Calvert Christian Center has a wonderful ministry providing housing to people who want to live there and grow in their faith. Yet some people were trying to snuff it out because it was dealing with people who formerly had drug problems. Therefore, they were a drug rehab center and needed a state license, with all that entails. The state backed down recently, and now we are defending the center’s right to open a Christian private school. That is quasi racial and religious intolerance.
Finally, what of church autonomy? One church in Oregon wanted to fire someone because he didn’t belong to it. This was a Church of Christ, and they have convictions about that. The state of Oregon says because this person had an administrative role, not a clergy role, the church is not protected and the employee’s suit is valid. That is a serious encroachment on church autonomy, which we hold dear, which we intend to defend. It is critical that autonomy be maintained between the church and state in the original context of separation of church and state.
Last is the issue of civil liberty groups and organizations that are nonreligious and are headed by religious people. I am going to talk personally on this one. I am a Christian. I believe that Jesus Christ is the Lord and Savior, that salvation is through him only, that he was God in the flesh who came down, died on the cross for our sins, rose again from the dead, and that he will one day return in full glory in accordance with the scriptures of the Bible. I believe that and I have a personal relationship with Jesus Christ and a growing relationship with Jesus Christ. I am not ashamed of that. Nonetheless, when people hear that I am the head of Pacific Justice Institute, some of those in the secular world say, “Aha! So you really have an ulterior motive,” and they try to discredit the fact that we are a bona fide civil liberties organization representing and defending all people. And we do. If you look at our cases, you will see we have diverse representation.

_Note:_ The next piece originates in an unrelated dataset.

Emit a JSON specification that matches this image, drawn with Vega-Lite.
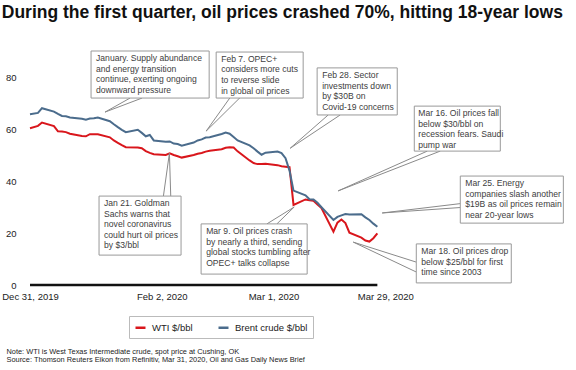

Just because you are religious doesn’t mean your sincerity in defending others’ religious freedom should be discounted. In fact, it doesn’t make sense that you would have someone committed to the cause of defending a right when they don’t exercise it at all. Yet that is the logic. For example, I know that the head of the International Coalition for Religious Freedom is a member of the Unification Church. Should we discount this organization because it may receive funding from or is headed by someone who is part of the Unification Church? Do we say, “Aha! They have a secret agenda and shouldn’t be taken seriously as really being for religious freedom?” I think not.
Religious freedom is something that those who hold religious liberties dearest are going to be the most fervent to fight for, as a general rule. And no matter what our religious perspective, we need to be very careful not to fall into that same trap.
The bottom line is that we in the world today have many paths that we could take. There are many different countries that have chosen many different directions with regard to religious freedom. In some ways the United States serves as a role model. Coming back to our Constitution, we cannot ignore the fact that laws and principles of law inevitably relate back to religious conviction, in whatever religion. There are laws such as Title VII and the Equal Access Act that can be used as models.
In addition, let us never forget that just because even we in the United States have some of these laws on our books, though we need some more, doesn’t mean the game is over. Instead it takes diligence for us to have these rights and freedoms protected for ourselves and our posterity.